Nick Del Calzo is an American photographer and journalist, who specializes in portraits.

==Career ==
Del Calzo had previously worked as a public relations executive, prior to retirement.

His portraits have been featured on the CBS Sunday Morning Show and CNN.

===Medal of Honor===
This portraits of recipients of the Medal of Honor forms the basis for the book Medal of Honor, which is now in its 3rd edition. It also is part of an exhibition, which is on permanent display in the Hall of Heroes at the Pentagon and at the Center for American Values in Pueblo, Colorado.

==Works ==
- Del Calzo, Nick, Renee Rockford, and Linda J. Raper.
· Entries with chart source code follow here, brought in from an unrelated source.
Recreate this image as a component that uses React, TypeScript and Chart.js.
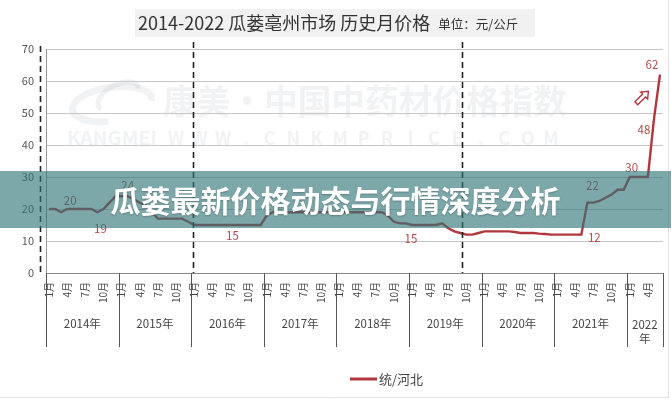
import React, { useEffect, useRef } from 'react';
import { Chart, registerables } from 'chart.js';

Chart.register(...registerables);

// ---------- data ----------
const years = [2014, 2015, 2016, 2017, 2018, 2019, 2020, 2021, 2022];
const prices2014 = [20, 20, 19, 20, 20, 20, 20, 20, 19, 20, 22, 24];
const prices2015 = [24, 24, 23, 22, 21, 19, 17, 17, 17, 17, 17, 16];
const prices2016 = [15, 15, 15, 15, 15, 15, 15, 15, 15, 15, 15, 15];
const prices2017 = [18, 19, 19, 19, 19, 19, 19, 19, 19, 19, 19, 19];
const prices2018 = [19, 19, 19, 19, 19, 19, 19, 19, 18, 16, 15.5, 15.5];
const prices2019 = [15, 15, 15, 15, 15, 15.5, 14, 13, 12.5, 12, 12, 12.5];
const prices2020 = [13, 13, 13, 13, 13, 12.8, 12.5, 12.5, 12.5, 12.3, 12.2, 12];
const prices2021 = [12, 12, 12, 12, 12, 22, 22, 22.5, 23.5, 24.5, 26, 26];
const prices2022 = [30, 30, 30, 30, 48, 62];
const pricesByYear = [prices2014, prices2015, prices2016, prices2017, prices2018, prices2019, prices2020, prices2021, prices2022];
const prices: number[] = ([] as number[]).concat(...pricesByYear);

// category labels: year-month
const months: string[] = [];
pricesByYear.forEach((arr, yi) => arr.forEach((_, m) => months.push(`${years[yi]}-${m + 1}`)));
const monthTickMonths = [1, 4, 7, 10];

const seriesName = '统/河北';
const titleText = '2014-2022 瓜蒌亳州市场 历史月价格';
const unitText = '单位：元/公斤';
const bannerText = '瓜蒌最新价格动态与行情深度分析';
const yTicks = { min: 0, max: 70, step: 10 };
// dashed vertical markers (in month-index units)
const dashedMarkers = [23.8, 68.3];
// value labels: data index and pixel offset
const valueLabels = [
  { i: 3, dx: 3, dy: -8 },
  { i: 8, dx: 3, dy: 16 },
  { i: 13, dx: 0, dy: -11 },
  { i: 30, dx: 2, dy: 11 },
  { i: 60, dx: -1, dy: 14 },
  { i: 88, dx: 13, dy: 3 },
  { i: 89, dx: 5, dy: -17 },
  { i: 96, dx: 2, dy: -9 },
  { i: 100, dx: -10, dy: 10 },
  { i: 101, dx: -8, dy: -10 },
];

// ---------- styles ----------
const FONT = '"Noto Sans CJK SC", "Noto Sans", sans-serif';
const LINE_COLOR = '#b0373c';
const LABEL_COLOR = '#b04848';
const WM = 'rgba(140,150,160,0.12)';

function fitText(ctx: CanvasRenderingContext2D, text: string, x: number, y: number, w: number) {
  const m = ctx.measureText(text).width;
  ctx.save();
  ctx.translate(x, y);
  ctx.scale(w / m, 1);
  ctx.fillText(text, 0, 0);
  ctx.restore();
}

const decor = {
  id: 'decor',
  beforeDraw(chart: any) {
    const { ctx, width, height } = chart;
    ctx.save();
    ctx.fillStyle = '#ffffff';
    ctx.fillRect(0, 0, width, height);

    // watermark
    ctx.fillStyle = WM;
    ctx.strokeStyle = WM;
    ctx.textBaseline = 'middle';
    ctx.textAlign = 'left';
    ctx.font = `bold 34px ${FONT}`;
    fitText(ctx, '康美·中国中药材价格指数', 163, 101, 404);
    ctx.font = `bold 18px ${FONT}`;
    fitText(ctx, 'KANGMEI', 67, 138, 90);
    const wchars = 'WWW.CNKMPRICE.COM'.split('');
    ctx.textAlign = 'center';
    wchars.forEach((c, k) => {
      ctx.fillText(c, 176 + k * ((551 - 176) / (wchars.length - 1)), 138);
    });
    // logo swoosh
    ctx.lineWidth = 7;
    ctx.beginPath();
    ctx.ellipse(112, 104, 40, 17, -0.15, 0.55 * Math.PI, 2.05 * Math.PI);
    ctx.stroke();
    ctx.lineWidth = 5;
    ctx.beginPath();
    ctx.ellipse(118, 96, 22, 11, -0.5, 0.9 * Math.PI, 2.1 * Math.PI);
    ctx.stroke();

    // title box
    ctx.fillStyle = '#f1f1f1';
    ctx.fillRect(135, 9, 400, 28);
    ctx.fillStyle = '#333';
    ctx.textAlign = 'left';
    ctx.font = `18px ${FONT}`;
    const tw = ctx.measureText(titleText).width;
    ctx.fillText(titleText, 138, 23);
    ctx.font = `12.5px ${FONT}`;
    ctx.fillText(unitText, 138 + tw + 8, 24);
    ctx.restore();
  },
  afterDraw(chart: any) {
    const { ctx, chartArea } = chart;
    const xs = chart.scales.x;
    const ys = chart.scales.y;
    ctx.save();

    // dashed verticals
    ctx.strokeStyle = '#222';
    ctx.lineWidth = 1.6;
    ctx.setLineDash([6, 4]);
    ctx.beginPath();
    ctx.moveTo(chartArea.left - 5.5, chartArea.top - 3);
    ctx.lineTo(chartArea.left - 5.5, chartArea.bottom);
    dashedMarkers.forEach((v) => {
      const px = Math.round(xs.getPixelForValue(v)) + 0.5;
      ctx.moveTo(px, chartArea.top - 7);
      ctx.lineTo(px, chartArea.bottom);
    });
    ctx.stroke();
    ctx.setLineDash([]);

    // year separators and labels
    const bounds: number[] = [];
    let acc = 0;
    bounds.push(chartArea.left);
    pricesByYear.forEach((arr) => {
      acc += arr.length;
      bounds.push(acc >= prices.length ? chartArea.right : xs.getPixelForValue(acc - 0.5));
    });
    ctx.strokeStyle = '#555';
    ctx.lineWidth = 1;
    ctx.beginPath();
    bounds.forEach((b) => {
      const px = Math.round(b) + 0.5;
      ctx.moveTo(px, chartArea.bottom);
      ctx.lineTo(px, 347);
    });
    ctx.stroke();
    ctx.fillStyle = '#444';
    ctx.font = `11.5px ${FONT}`;
    ctx.textAlign = 'center';
    ctx.textBaseline = 'middle';
    years.forEach((yr, k) => {
      const cx = (bounds[k] + bounds[k + 1]) / 2;
      const segW = bounds[k + 1] - bounds[k];
      const txt = `${yr}年`;
      if (ctx.measureText(txt).width > segW - 6) {
        ctx.fillText(String(yr), cx, 325);
        ctx.fillText('年', cx, 339);
      } else {
        ctx.fillText(txt, cx, 324);
      }
    });

    // value labels
    ctx.fillStyle = LABEL_COLOR;
    ctx.font = `11.5px ${FONT}`;
    valueLabels.forEach((l) => {
      const px = xs.getPixelForValue(l.i);
      const py = ys.getPixelForValue(prices[l.i]);
      ctx.fillText(String(prices[l.i]), px + l.dx, py + l.dy);
    });

    // up arrow near the last point
    const lx = xs.getPixelForValue(prices.length - 1);
    const ly = ys.getPixelForValue(prices[prices.length - 1]);
    ctx.save();
    ctx.translate(lx - 18, ly + 23);
    ctx.rotate(Math.PI / 4);
    ctx.strokeStyle = LINE_COLOR;
    ctx.fillStyle = '#fff';
    ctx.lineWidth = 1.4;
    ctx.beginPath();
    ctx.moveTo(0, -9);
    ctx.lineTo(5, -3);
    ctx.lineTo(2, -3);
    ctx.lineTo(2, 8);
    ctx.lineTo(-2, 8);
    ctx.lineTo(-2, -3);
    ctx.lineTo(-5, -3);
    ctx.closePath();
    ctx.fill();
    ctx.stroke();
    ctx.restore();

    // legend
    ctx.strokeStyle = LINE_COLOR;
    ctx.lineWidth = 3;
    ctx.beginPath();
    ctx.moveTo(350, 379);
    ctx.lineTo(377, 379);
    ctx.stroke();
    ctx.fillStyle = '#444';
    ctx.font = `13px ${FONT}`;
    ctx.textAlign = 'left';
    ctx.fillText(seriesName, 379, 379);

    // frame
    ctx.strokeStyle = '#e3e3e3';
    ctx.lineWidth = 1;
    ctx.beginPath();
    ctx.moveTo(0, 397.5);
    ctx.lineTo(669, 397.5);
    ctx.moveTo(668.5, 0);
    ctx.lineTo(668.5, 398);
    ctx.stroke();
    ctx.restore();
  },
};

export default function App() {
  const ref = useRef<HTMLCanvasElement>(null);
  useEffect(() => {
    const canvas = ref.current!;
    const chart = new Chart(canvas, {
      type: 'line',
      data: {
        labels: months,
        datasets: [
          {
            label: seriesName,
            data: prices,
            borderColor: LINE_COLOR,
            borderWidth: 2.4,
            pointRadius: 0,
            tension: 0,
            fill: false,
          },
        ],
      },
      options: {
        animation: false,
        responsive: false,
        devicePixelRatio: 1,
        layout: { padding: { left: 0, right: 8, top: 49, bottom: 0 } },
        plugins: { legend: { display: false }, tooltip: { enabled: false }, title: { display: false } },
        scales: {
          x: {
            type: 'category',
            offset: true,
            grid: { display: false, drawTicks: false },
            border: { display: true, color: '#888' },
            ticks: {
              autoSkip: false,
              minRotation: 90,
              maxRotation: 90,
              padding: 9,
              color: '#444',
              font: { size: 10, family: FONT },
              callback: (_v: any, idx: number) => {
                const m = (idx % 12) + 1;
                return monthTickMonths.includes(m) ? `${m}月` : '';
              },
            },
            afterFit: (s: any) => {
              s.height = 127;
              s.paddingLeft = 0;
              s.paddingRight = 0;
              s.paddingTop = 0;
              s.paddingBottom = 0;
            },
          },
          y: {
            min: yTicks.min,
            max: yTicks.max,
            ticks: { stepSize: yTicks.step, padding: 12, color: '#555', font: { size: 11, family: FONT } },
            grid: { color: '#c6c6c6', drawTicks: false },
            border: { display: true, color: '#999' },
            afterFit: (s: any) => {
              s.width = 46;
              s.paddingTop = 0;
              s.paddingBottom = 0;
            },
          },
        },
      } as any,
      plugins: [decor],
    });
    return () => chart.destroy();
  }, []);

  return (
    <div style={{ position: 'fixed', left: 0, top: 0, width: 671, height: 400, background: '#fff' }}>
      <canvas ref={ref} width={671} height={400} style={{ display: 'block' }} />
      <div
        style={{
          position: 'absolute',
          left: 0,
          top: 171,
          width: 671,
          height: 57,
          background: 'rgba(49,117,120,0.63)',
          display: 'flex',
          alignItems: 'center',
          justifyContent: 'center',
          color: '#fff',
          fontFamily: FONT,
          fontWeight: 'bold',
          fontSize: 30,
          lineHeight: '57px',
          textShadow: '0 1px 2px rgba(0,0,0,0.25)',
          whiteSpace: 'nowrap',
        }}
      >
        {bannerText}
      </div>
    </div>
  );
}
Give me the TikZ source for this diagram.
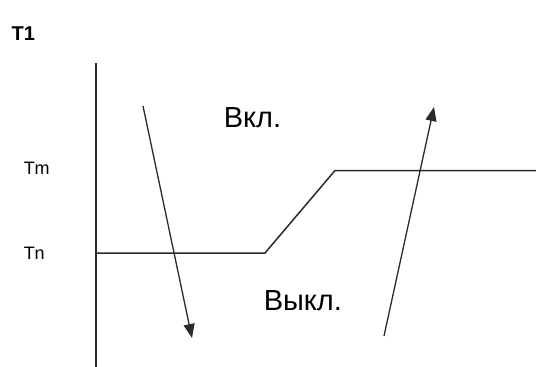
\documentclass[tikz,border=0pt]{standalone}
\usepackage{fontspec}
\setmainfont{Liberation Sans}
\usetikzlibrary{arrows.meta,positioning,calc}
\definecolor{LineGray}{HTML}{2A2A2A}

\begin{document}
\begin{tikzpicture}[x=1pt,y=-1pt,>={Triangle[length=14pt,width=11pt]},line width=1.5pt]
\useasboundingbox (0,0) rectangle (536,367);
% axis and labels
\coordinate (axtop) at (96,63);
\coordinate (axbot) at (96,367);
\draw[LineGray] (axtop) -- (axbot);
\node[font=\bfseries\fontsize{20}{24}\selectfont,anchor=west,inner sep=0] (tone) at (11,34) {T1};
\node[font=\fontsize{18}{22}\selectfont,anchor=west,inner sep=0] (tm) at (23,168.5) {Tm};
\node[font=\fontsize{18}{22}\selectfont,anchor=west,inner sep=0] (tn) at (23,253) {Tn};
% switching curve
\coordinate (c0) at (96,253);
\coordinate (c1) at (265,253);
\coordinate (c2) at (335,170.5);
\coordinate (c3) at (536,170.5);
\draw[LineGray] (c0) -- (c1) -- (c2) -- (c3);
% arrows
\coordinate (dstart) at (143,106);
\coordinate (dend) at (192,338);
\coordinate (ustart) at (384,336);
\coordinate (uend) at (434,107);
\draw[->,LineGray,line width=1.3pt] (dstart) -- (dend);
\draw[->,LineGray,line width=1.3pt] (ustart) -- (uend);
\node[font=\fontsize{29}{34}\selectfont,anchor=west,inner sep=0] (on) at (223,117.5) {Вкл.};
\node[font=\fontsize{29}{34}\selectfont,anchor=west,inner sep=0] (off) at (263,301) {Выкл.};
\end{tikzpicture}
\end{document}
The Triumphant Spirit: Portraits & Stories of Holocaust Survivors, Their Messages of Hope & Compassion. Denver, CO: Triumphant Spirit Pub, 1997. ISBN 0965526003
- In Honored Glory.
- Del Calzo, Nick, and Peter Collier. Medal of Honor: Portraits of Valor Beyond the Call of Duty. New York: Artisan, 2011. ISBN 9781579654627
- Del Calzo, Nick, and Peter Collier. Wings of Valor: Honoring America's Fighter Aces. 	Annapolis, Maryland : Naval Institute Press, 2016.ISBN 9781591146414

==Personal life ==
Del Calzo lives in Denver, Colorado.